For those of you who have read my book, The Ordinary Leader, you know that I sustained a very serious concussion four years ago. After three years of diligent focus on rest and physiotherapy, my symptoms had mostly subsided, but I still struggled with dizziness, particularly when combined with fatigue, a lack of sleep, or too much time on the computer. I was functioning well enough that I stopped being as concerned about my health and instead focused more on work. I assumed my symptoms would continue to lessen over time.
More recently, however, my symptoms have actually become more present and chronic – I have taken a step or two backward instead of forward. Earlier on in my recovery, I was diligent about getting lots of sleep, even if that meant coming in late to work. I was also regularly taking breaks from the computer. In the last year, however, I have reverted to my old ways. Prior to my concussion, I could easily just “power through” feeling tired in spite of less-than-desired amounts of sleep and then catch up on the weekend. But after a year of trying this, I’ve realized that this approach isn’t working for me.

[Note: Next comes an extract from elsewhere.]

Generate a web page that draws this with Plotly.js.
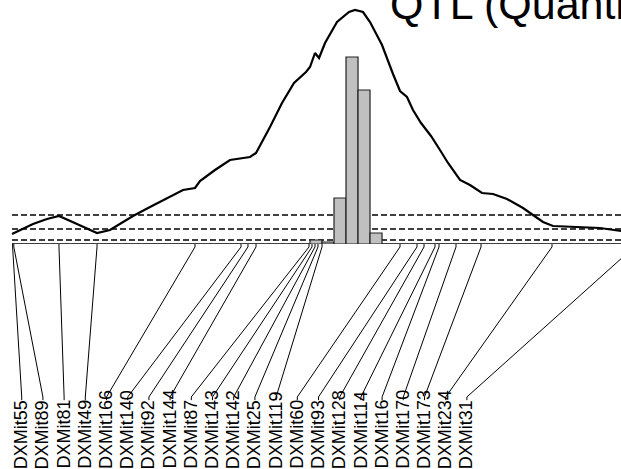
<!DOCTYPE html>
<html>
<head>
<meta charset="utf-8">
<script src="https://cdn.plot.ly/plotly-3.0.1.min.js"></script>
<style>
html,body{margin:0;padding:0;background:#fff;}
#chart{width:621px;height:469px;}
</style>
</head>
<body>
<div id="chart"></div>
<script>
// ---- data (position in cM, LOD score) ----
const lodPos = [0, 1.33, 3.5, 5.83, 7.83, 10.83, 14.17, 16.33, 17.17, 20.17, 23.0, 25.83, 28.5, 30.5,
  31.33, 33.83, 36.33, 39.67, 40.67, 43.0, 45.0, 47.0, 49.0, 49.67, 50.5, 51.17, 52.17, 54.17,
  56.17, 57.17, 58.5, 59.67, 61.67, 63.5, 64.67, 65.83, 66.83, 68.17, 69.83, 71.33, 72.67, 74.67,
  76.33, 78.33, 80.17, 82.5, 85.17, 86.83, 88.5, 90.17, 96.33, 98.0, 101.5, 103.0];
const lodVal = [1.0, 1.4, 2.0, 2.5, 2.8, 2.0, 1.1, 1.4, 1.7, 2.8, 3.7, 4.6, 5.4, 5.6,
  6.3, 7.4, 8.4, 8.7, 9.1, 11.7, 14.1, 16.1, 17.2, 17.7, 19.1, 18.6, 20.1, 22.2,
  23.2, 23.4, 23.2, 22.2, 19.9, 17.0, 15.3, 14.7, 13.4, 12.1, 10.8, 9.4, 8.1, 6.4,
  5.9, 5.1, 5.0, 4.5, 3.6, 2.9, 2.2, 1.8, 1.7, 1.6, 1.3, 1.2];

// bootstrap histogram
const binCenters = [50.67, 52.67, 54.67, 56.67, 58.67, 60.67];
const binCounts = [4, 2, 46, 187, 154, 11];

// threshold LOD levels (dashed lines)
const thresholds = [0.4, 1.5, 2.9];

// markers
const markerNames = ['DXMit55','DXMit89','DXMit81','DXMit49','DXMit166','DXMit140','DXMit92',
  'DXMit144','DXMit87','DXMit143','DXMit142','DXMit25','DXMit119','DXMit60','DXMit93',
  'DXMit128','DXMit114','DXMit16','DXMit170','DXMit173','DXMit234','DXMit31'];
const markerPos = [0.1, 0.3, 7.83, 14.17, 30.5, 38.17, 39.33, 40.67, 49.5, 50.0, 50.5, 51.0,
  51.67, 64.67, 67.5, 68.67, 70.5, 71.17, 74.0, 78.17, 90.0, 103.7];

const xStart = 0, xEnd = 101.5;

// ---- layout helpers (positions only) ----
const labelX0 = 1.62, labelDx = 3.533;   // cM spacing of label columns
const yStub = -0.012, yLineEnd = -0.627, yLabelTop = -0.64, yLabelBottom = -0.922;

const shapes = [];
thresholds.forEach(t => shapes.push({
  type: 'line', xref: 'x', yref: 'y', x0: xStart, x1: xEnd, y0: t, y1: t,
  line: {color: '#000', width: 1.4, dash: '6px,3px'}, layer: 'below'
}));
shapes.push({type: 'line', xref: 'x', yref: 'y', x0: xStart, x1: xEnd, y0: 0, y1: 0,
  line: {color: '#000', width: 1.4}, layer: 'below'});

const annotations = [];
markerNames.forEach((name, i) => {
  const lx = labelX0 + labelDx * i;
  const mx = markerPos[i];
  shapes.push({
    type: 'path', xref: 'x', yref: 'paper',
    path: `M ${mx},0 L ${mx},${yStub} L ${lx},${yLineEnd} L ${lx},${yLabelTop}`,
    line: {color: '#000', width: 1}
  });
  annotations.push({
    text: name, xref: 'x', yref: 'paper', x: lx, y: yLabelBottom,
    xanchor: 'center', yanchor: 'bottom', textangle: -90, showarrow: false,
    borderpad: 0, borderwidth: 0,
    font: {family: 'Liberation Sans, Arial, sans-serif', size: 18, color: '#000'}
  });
});

const traces = [
  {
    type: 'bar', x: binCenters, y: binCounts, yaxis: 'y2', width: 2,
    marker: {color: '#c0c0c0', line: {color: '#222', width: 1.2}},
    hoverinfo: 'skip', showlegend: false
  },
  {
    type: 'scatter', mode: 'lines', x: lodPos, y: lodVal,
    line: {color: '#000', width: 2.2, shape: 'linear'},
    hoverinfo: 'skip', showlegend: false
  }
];

const layout = {
  width: 621, height: 469,
  margin: {l: 0, r: 0, t: 0, b: 225, pad: 0},
  paper_bgcolor: '#fff', plot_bgcolor: '#fff',
  showlegend: false,
  title: {
    text: 'QTL (Quantitative Trait Loci)',
    xref: 'container', yref: 'container',
    x: 390/621, xanchor: 'left', y: 1 - 19/469, yanchor: 'bottom',
    font: {family: 'Liberation Sans, Arial, sans-serif', size: 43, color: '#000'}
  },
  xaxis: {range: [-2, 101.5], visible: false, showgrid: false, zeroline: false},
  yaxis: {range: [0, 24.4], visible: false, showgrid: false, zeroline: false},
  yaxis2: {range: [0, 244], overlaying: 'y', visible: false, showgrid: false, zeroline: false},
  bargap: 0,
  shapes: shapes,
  annotations: annotations
};

Plotly.newPlot('chart', traces, layout, {displayModeBar: false, staticPlot: true});
</script>
</body>
</html>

A few weeks ago, I made a commitment to get out of this rhythm. So, once again I am sleeping more and working less. Sometimes this means coming in late to work, leaving early, or even taking a midday nap. I’m also scheduling regular breaks from my computer – this, in particular, takes focused effort.
The good news is that I’m already feeling better. When I am working, I have more clarity and energy to better think through challenges and opportunities. My organization and I will both be better off because of this new approach.
What about you? Is the way you are working getting in the way of your health? While you may not be dealing with post-concussion symptoms, consider how your work is affecting your well-being.